»»

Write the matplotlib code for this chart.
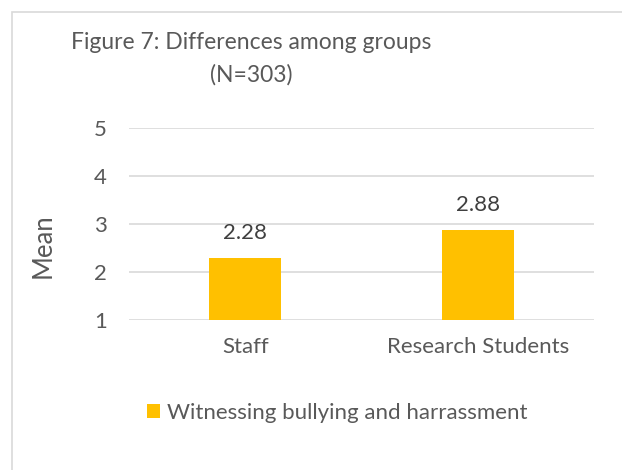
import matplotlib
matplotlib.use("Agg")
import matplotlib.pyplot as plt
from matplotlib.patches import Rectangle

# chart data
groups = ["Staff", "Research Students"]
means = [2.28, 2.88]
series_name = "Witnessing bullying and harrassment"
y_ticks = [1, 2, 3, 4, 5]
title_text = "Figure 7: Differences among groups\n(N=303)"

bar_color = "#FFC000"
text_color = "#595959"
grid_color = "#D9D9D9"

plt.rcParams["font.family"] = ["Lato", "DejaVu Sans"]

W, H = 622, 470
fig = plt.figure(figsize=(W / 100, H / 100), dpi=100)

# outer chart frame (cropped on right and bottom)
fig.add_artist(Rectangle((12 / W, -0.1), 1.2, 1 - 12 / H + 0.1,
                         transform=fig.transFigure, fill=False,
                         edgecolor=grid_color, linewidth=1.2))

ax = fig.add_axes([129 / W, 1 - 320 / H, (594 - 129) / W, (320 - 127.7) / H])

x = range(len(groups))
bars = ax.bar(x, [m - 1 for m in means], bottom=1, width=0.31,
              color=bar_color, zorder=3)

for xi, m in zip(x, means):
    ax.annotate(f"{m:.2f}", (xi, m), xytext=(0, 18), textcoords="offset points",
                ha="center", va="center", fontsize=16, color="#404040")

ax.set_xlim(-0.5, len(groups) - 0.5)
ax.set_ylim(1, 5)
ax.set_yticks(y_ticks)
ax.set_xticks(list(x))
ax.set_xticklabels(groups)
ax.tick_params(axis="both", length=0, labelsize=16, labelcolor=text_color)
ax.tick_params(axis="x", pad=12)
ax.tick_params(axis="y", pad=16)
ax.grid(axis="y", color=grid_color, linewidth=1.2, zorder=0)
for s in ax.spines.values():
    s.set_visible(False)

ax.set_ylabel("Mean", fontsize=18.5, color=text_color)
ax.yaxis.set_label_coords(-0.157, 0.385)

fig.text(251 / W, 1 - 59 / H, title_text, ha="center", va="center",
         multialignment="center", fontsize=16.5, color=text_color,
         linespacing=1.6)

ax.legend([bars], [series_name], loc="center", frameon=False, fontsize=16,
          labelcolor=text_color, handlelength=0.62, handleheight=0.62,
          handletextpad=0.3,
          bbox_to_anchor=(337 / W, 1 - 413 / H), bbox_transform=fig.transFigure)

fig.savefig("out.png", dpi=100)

««

> EXERCISE INSTRUCTIONS: From the material above, copy everything exactly but the pictures.

> ANSWER:
Write the matplotlib code for this chart.
import matplotlib
matplotlib.use("Agg")
import matplotlib.pyplot as plt
from matplotlib.patches import Rectangle

# chart data
groups = ["Staff", "Research Students"]
means = [2.28, 2.88]
series_name = "Witnessing bullying and harrassment"
y_ticks = [1, 2, 3, 4, 5]
title_text = "Figure 7: Differences among groups\n(N=303)"

bar_color = "#FFC000"
text_color = "#595959"
grid_color = "#D9D9D9"

plt.rcParams["font.family"] = ["Lato", "DejaVu Sans"]

W, H = 622, 470
fig = plt.figure(figsize=(W / 100, H / 100), dpi=100)

# outer chart frame (cropped on right and bottom)
fig.add_artist(Rectangle((12 / W, -0.1), 1.2, 1 - 12 / H + 0.1,
                         transform=fig.transFigure, fill=False,
                         edgecolor=grid_color, linewidth=1.2))

ax = fig.add_axes([129 / W, 1 - 320 / H, (594 - 129) / W, (320 - 127.7) / H])

x = range(len(groups))
bars = ax.bar(x, [m - 1 for m in means], bottom=1, width=0.31,
              color=bar_color, zorder=3)

for xi, m in zip(x, means):
    ax.annotate(f"{m:.2f}", (xi, m), xytext=(0, 18), textcoords="offset points",
                ha="center", va="center", fontsize=16, color="#404040")

ax.set_xlim(-0.5, len(groups) - 0.5)
ax.set_ylim(1, 5)
ax.set_yticks(y_ticks)
ax.set_xticks(list(x))
ax.set_xticklabels(groups)
ax.tick_params(axis="both", length=0, labelsize=16, labelcolor=text_color)
ax.tick_params(axis="x", pad=12)
ax.tick_params(axis="y", pad=16)
ax.grid(axis="y", color=grid_color, linewidth=1.2, zorder=0)
for s in ax.spines.values():
    s.set_visible(False)

ax.set_ylabel("Mean", fontsize=18.5, color=text_color)
ax.yaxis.set_label_coords(-0.157, 0.385)

fig.text(251 / W, 1 - 59 / H, title_text, ha="center", va="center",
         multialignment="center", fontsize=16.5, color=text_color,
         linespacing=1.6)

ax.legend([bars], [series_name], loc="center", frameon=False, fontsize=16,
          labelcolor=text_color, handlelength=0.62, handleheight=0.62,
          handletextpad=0.3,
          bbox_to_anchor=(337 / W, 1 - 413 / H), bbox_transform=fig.transFigure)

fig.savefig("out.png", dpi=100)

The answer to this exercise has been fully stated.